Brown University to probe its slavery ties

  • Originally published by the Associated Press. [here]

When a paid notice denouncing the idea of reparations for slavery appeared in Brown University's student newspaper three years ago, angry students protested, dumped the papers in the trash and demanded an apology.
 
The Brown Daily Herald defended itself on grounds of free speech, and university president Ruth Simmons, herself a descendant of slaves, weighed in by stressing support for free expression. But Simmons said the campus uproar sparked a desire to learn more. Simmons, the first black president of an Ivy League college, took  the unprecedented step of directing Brown to study its early links to slave owners and traders and recommend whether and how the  college should take responsibility for that connection.

"We're trying to cope with our legacy," she said in an interview with The Associated Press. "Things don't get better because we ignore them." The Committee on Slavery and Justice, which she appointed, will spend two years exploring Brown's historic ties to the slave trade and studying how other  societies have confronted and atoned for their past. Another goal of the committee is to explain this history to students, said  committee chairman James Campbell, a Brown history professor.

"When Americans think of slavery, they think of the south and cotton fields. The fact is that slavery existed in all 13 colonies. Rhode Island was the epicenter of the trans-Atlantic  slave trade," he said. From 1709 to 1807, Rhode Island merchants  invested in more than 930 slaving trips to Africa, according to historian Jay Coughtry's book "The Notorious Triangle."  They wrested more than 105,000 Africans from their homeland.

"Every institution in New England was shaped by this, there   is simply no question about it," Campbell said.

Brown was started in 1764 as Rhode Island College. Its founder,  the Rev. James Manning, freed his only slave but accepted donations from slave owners and traders, including the Brown family of Providence. Half the cost of Brown's first library was paid by John Brown,   a slave trader. While he defended slavery until his death, his brother, Moses Brown, and nephew, Nicholas Brown Jr., became ardent abolitionists and pushed for a tough prohibition against slave  ships entering American ports. Nicholas Brown Jr. is the university's   namesake.

Simmons, named Brown's president in November 2000, and Campbell said the 16-member committee would explore not just the school's historic ties to slavery, but all the complex issues regarding race in America, including reparations.
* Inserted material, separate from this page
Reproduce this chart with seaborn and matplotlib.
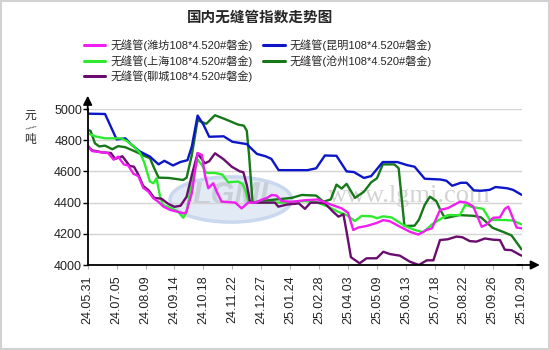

They said they recognize not everyone will be enthusiastic.

"On one side you're going to have people who will hear that Brown is having a discussion about the legacy of slavery and dismiss us. They'll conclude it's just an exercise in political correctness and it's nothing more than a money grab by black people," Campbell said. "On the other side are people who will dismiss this whole committee as a public relations stunt to whitewash our past."

At the heart of the reparations movement is the idea that disparities between blacks and whites, in everything from education to income, are the legacy of slavery. Blaming corporations that helped finance  the slave trade echoes a legal tactic that won more than $8 billion from banks and insurance companies for World War II Holocaust                  survivors.

Opponents of reparations say they could cause greater racial divisions and that most Americans today have no connection to slavery.

In January, a federal judge in Chicago dismissed a lawsuit that descendants of slaves filed against corporations they say profited from slavery. The lawsuit named companies like the Lehman Brothers  brokerage firm, Aetna Insurance and R.J. Reynolds Tobacco. Lawyers   involved with the case said Brown, Yale and Harvard Law School were likely defendants in future cases, although the schools have not yet been sued.

Simmons wouldn't speculate on what amends Brown might make for its past. Campbell suggested providing scholarships or helping students from Africa attend Brown.

For now, Simmons is focused on finding out the truth.

"It's basically the uncovering-the-truth-and-stating-it committee because really that has yet to be done," she said.